Aujourd’hui, le sionisme messianique règne au sein du Gouvernement israélien. Les appels au génocide, la déshumanisation des Palestiniens, la négation de leur identité voire de leur existence, le « Djihad » des colonies en Cisjordanie… Tout ces éléments sont en train de faire muer la démocratie israélienne en une théocratie messianique sourdes aux conseils des alliés historiques et aux résolutions de l’ONU (source de la légitimé de son existence-même par le vote de l’AG en 1947), ne reconnaissant aucune frontière légale, gérant l’étendue de son territoire par la force et au gré des « opportunités ». Finalement, une mue que je n’espère nullement mais dont l’aboutissement serait une sorte de Daesh habillé en costard et doté de l’arme nucléaire.

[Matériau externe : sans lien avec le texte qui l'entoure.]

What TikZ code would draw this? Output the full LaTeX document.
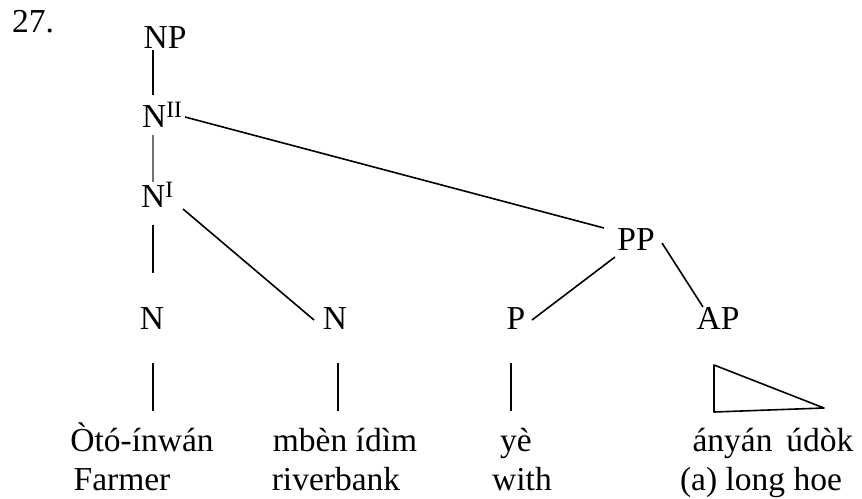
\documentclass[tikz,border=0pt]{standalone}
\usepackage{fontspec}
\setmainfont{Liberation Serif}
\begin{document}
\begin{tikzpicture}[x=1pt,y=-1pt,
  lab/.style={inner sep=0pt,font=\fontsize{33.5}{36}\selectfont},
  edge/.style={line width=1.6pt,black},
  stem/.style={line width=1.2pt,black}]
\useasboundingbox (0,0) rectangle (862,498);
\node[lab,anchor=base west] (num) at (12,32) {27.};
\node[lab,anchor=base] (np) at (165,48) {NP};
\node[lab,anchor=base west] (n2) at (142,127) {N\textsuperscript{II}};
\node[lab,anchor=base west] (n1) at (141,207) {N\textsuperscript{I}};
\node[lab,anchor=base] (na) at (152,329) {N};
\node[lab,anchor=base] (nb) at (335,329) {N};
\node[lab,anchor=base] (p) at (516,329) {P};
\node[lab,anchor=base] (ap) at (718,329) {AP};
\node[lab,anchor=base] (pp) at (636,250) {PP};
\coordinate (t1) at (714,365);
\coordinate (t2) at (714,412);
\coordinate (t3) at (824,408);
\node[lab,anchor=base] (w1) at (142,451) {Òtó-ínwán};
\node[lab,anchor=base] (w2) at (345,451) {mbèn ídìm};
\node[lab,anchor=base] (w3) at (516,451) {yè};
\node[lab,anchor=base] (w4) at (773,451) {ányán\, údòk};
\node[lab,anchor=base] (g1) at (122,490) {Farmer};
\node[lab,anchor=base] (g2) at (336,490) {riverbank};
\node[lab,anchor=base] (g3) at (522,490) {with};
\node[lab,anchor=base] (g4) at (761,490) {(a) long hoe};
\draw[stem] (153,50) -- (153,95);
\draw[stem,black!55] (153,135) -- (153,182);
\draw[stem] (153,225) -- (153,273);
\draw[edge] (183,209) -- (314,320);
\draw[edge] (185,117) -- (604,228);
\draw[edge] (615,257) -- (532,320);
\draw[edge] (662,243) -- (703,307);
\draw[stem] (153,363) -- (153,411);
\draw[stem] (338,363) -- (338,411);
\draw[stem] (511,363) -- (511,411);
\draw[edge,line join=round] (t1) -- (t2) -- (t3) -- cycle;
\end{tikzpicture}
\end{document}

D’où mon appel, inutile et inaudible certes, à ces politiques au pouvoir, Président compris, qui au lieu d’analyser les faits, de chercher les causes racines et d’œuvrer à des solutions surfent sur des polémiques indignes de leurs fonctions avec pour seules boussoles la communication pour la communication et une reconduction au pouvoir qui ne viendra pas tellement ils ont prémâché le travail pour l’extrême droite : remettez-vous à niveau sur le sujet du conflit israélo-palestinien et de la diplomatie en général, révisez votre droit international et votre histoire et reposez-vous sur un corps diplomatique que vous êtes en train de détruire, gagnez en objectivité et, d’ici là, arrêtez vos tristes gesticulations.